# Troubleshooting



## Nenetter (Jan 4, 2019)

I have a Toro power max 724 OE. It was working good but we just got 3 feet of snow that has a moderate moisture content so not real heavy. The augers spin until it hits snow then they either go slow or stop. I can’t seem to find any information to see if it is something I can fix or does this need to go to a dealer? Any insight would be greatly appreciated. I am a new member. Thanks!!


----------



## aldfam4 (Dec 25, 2016)

Check your belts they may be lose. Others here will chime in more accurately. Good Luck.


----------



## RedOctobyr (Mar 2, 2014)

Welcome to the forum! 

The belts are a very good suggestion. But let's also make sure you don't have broken shear pins for the augers. 

Shut the engine down. With the machine off, grab each auger, and try to rotate them forward and back. Neither one should rotate, they should just kind of wiggle a little. 

If one rotates, and spins on the auger shaft, then it has a broken shear pin, which needs to be replaced. If they *both* rotate by hand, but are locked together (ie- you can't rotate just one without the other also moving), then something in the auger gearbox is probably broken.


----------



## nwcove (Mar 2, 2015)

RedOctobyr said:


> Welcome to the forum!
> 
> The belts are a very good suggestion. But let's also make sure you don't have broken shear pins for the augers.
> 
> ...


shear pins ? thought toro didnt use them ?


----------



## RedOctobyr (Mar 2, 2014)

I'm not certain. But even if they don't use shear pins, I stand by suggesting the quick & easy test  They have to attach the augers to the shaft somehow, even if they're just using regular bolts. And if something has unexpectedly broken, come loose, etc, then the test might show something. And if not, at least something is crossed off the list of possible causes.


----------



## Kiss4aFrog (Nov 3, 2013)

:welcome: to SBF Nenetter

I just got burnt on that one. No shear pins but still a good idea to check in case something in the gearbox let go.
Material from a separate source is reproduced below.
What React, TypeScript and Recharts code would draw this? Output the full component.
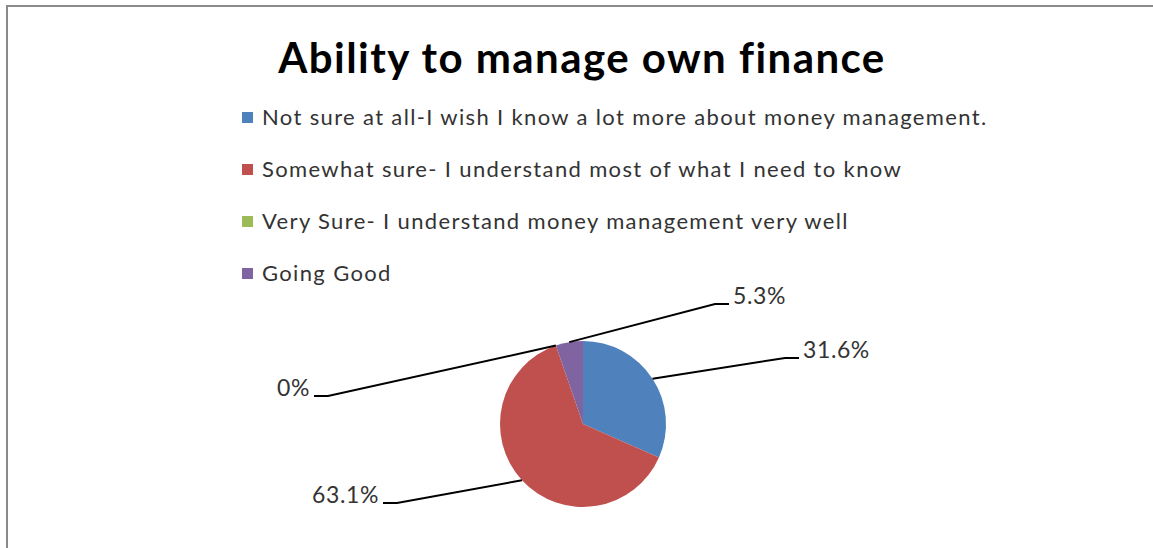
import { PieChart, Pie, Cell, Legend, Customized } from 'recharts';

const chartTitle = 'Ability to manage own finance';

const categories = [
    'Not sure at all-I wish I know a lot more about money management.',
    'Somewhat sure- I understand most of what I need to know',
    'Very Sure- I understand money management very well',
    'Going Good',
];

const shares = [31.6, 63.1, 0, 5.3];

const sliceColors = ['#4F81BD', '#C0504D', '#9BBB59', '#8064A2'];

// elbow of each leader line, relative to the pie centre
const labelElbows = [
    [202, -66],
    [-186, 79],
    [-255, -28],
    [132, -120],
];

const data = categories.map((name, i) => ({ name, value: shares[i] }));

const FONT = 'Lato, "Open Sans", sans-serif';
const RAD = Math.PI / 180;

const renderLabel = (props: any) => {
    const { cx, cy, midAngle, outerRadius, index, value } = props;
    const sx = cx + outerRadius * Math.cos(-midAngle * RAD);
    const sy = cy + outerRadius * Math.sin(-midAngle * RAD);
    const [dx, dy] = labelElbows[index];
    const ex = cx + dx;
    const ey = cy + dy;
    const dir = dx > 0 ? 1 : -1;
    const tx = ex + dir * 14;
    return (
        <g key={`lbl-${index}`}>
            <polyline
                points={`${sx},${sy} ${ex},${ey} ${tx},${ey}`}
                stroke="#000"
                strokeWidth={2}
                fill="none"
            />
            <text
                x={tx + dir * 4}
                y={ey}
                textAnchor={dir > 0 ? 'start' : 'end'}
                fontSize={23}
                letterSpacing={0.6}
                fontFamily={FONT}
                fill="#333"
            >
                {`${value}%`}
            </text>
        </g>
    );
};

const renderLegend = () => (
    <div style={{ fontFamily: FONT, fontSize: 22, letterSpacing: 1.35, color: '#333' }}>
        {categories.map((name, i) => (
            <div
                key={name}
                style={{ display: 'flex', alignItems: 'center', height: 52, lineHeight: '52px', whiteSpace: 'nowrap' }}
            >
                <span style={{ display: 'inline-block', width: 11, height: 11, background: sliceColors[i], marginRight: 9 }} />
                {name}
            </div>
        ))}
    </div>
);

const Title = () => (
    <text
        x={582}
        y={73}
        textAnchor="middle"
        fontSize={42}
        letterSpacing={1.45}
        fontWeight="bold"
        fontFamily={FONT}
        fill="#000"
    >
        {chartTitle}
    </text>
);

const App = () => {
    return (
        <div style={{ position: 'absolute', left: 0, top: 0, width: 1153, height: 548, background: '#fff', overflow: 'hidden' }}>
            <div
                style={{
                    position: 'absolute', left: 6, top: 5, width: 1147, height: 543,
                    boxSizing: 'border-box', borderTop: '2px solid #8a8a8a', borderLeft: '2px solid #8a8a8a',
                }}
            />
            <div style={{ position: 'absolute', left: 0, top: 0 }}>
                <PieChart width={1153} height={548} margin={{ top: 0, right: 0, bottom: 0, left: 0 }}>
                    <Customized component={Title} />
                    <Legend
                        layout="vertical"
                        align="center"
                        verticalAlign="middle"
                        content={renderLegend}
                        wrapperStyle={{ left: 242, top: 91, width: 880, height: 210 }}
                    />
                    <Pie
                        data={data}
                        dataKey="value"
                        nameKey="name"
                        cx={583}
                        cy={424}
                        outerRadius={83}
                        startAngle={90}
                        endAngle={-270}
                        stroke="none"
                        label={renderLabel}
                        labelLine={false}
                        isAnimationActive={false}
                    >
                        {data.map((d, i) => (
                            <Cell key={d.name} fill={sliceColors[i]} />
                        ))}
                    </Pie>
                </PieChart>
            </div>
        </div>
    );
};

export default App;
I'm guessing it's a model 37775 and there are two choices depending on serial number. They will likely both be the same as far as info on checking, adjusting and replacing the impeller/auger belt if that's the problem.
Here's a link to the Toro service manual. - - > https://www.toro.com/en/parts/partdetails/?id=44887

.


----------



## UNDERTAKER (Dec 30, 2013)

* There are NO BLOODY SHEAR PINS on that. The cables need to be adjusted to take care of the slop on the belts. *


----------



## 132619 (Nov 20, 2018)

POWERSHIFT93 said:


> * There are NO BLOODY SHEAR PINS on that. The cables need to be adjusted to take care of the slop on the belts. *


DITO!! no shear pins they use a grade 5 bolt with nylock nuts on the augers and rely on the belt to slip. read the manual as kiss suggests ,adjust the belt tension via the cables to spec , it's on page 22 and 23 of the owner's manual '

(Checking and Adjusting the
Auger/Impeller Cable
Service Interval: After the first 2 hours—Inspect the
auger/impeller cable and adjust it if
necessary.
Yearly—Inspect the auger/impeller cable and adjust
or replace it if necessary.)


----------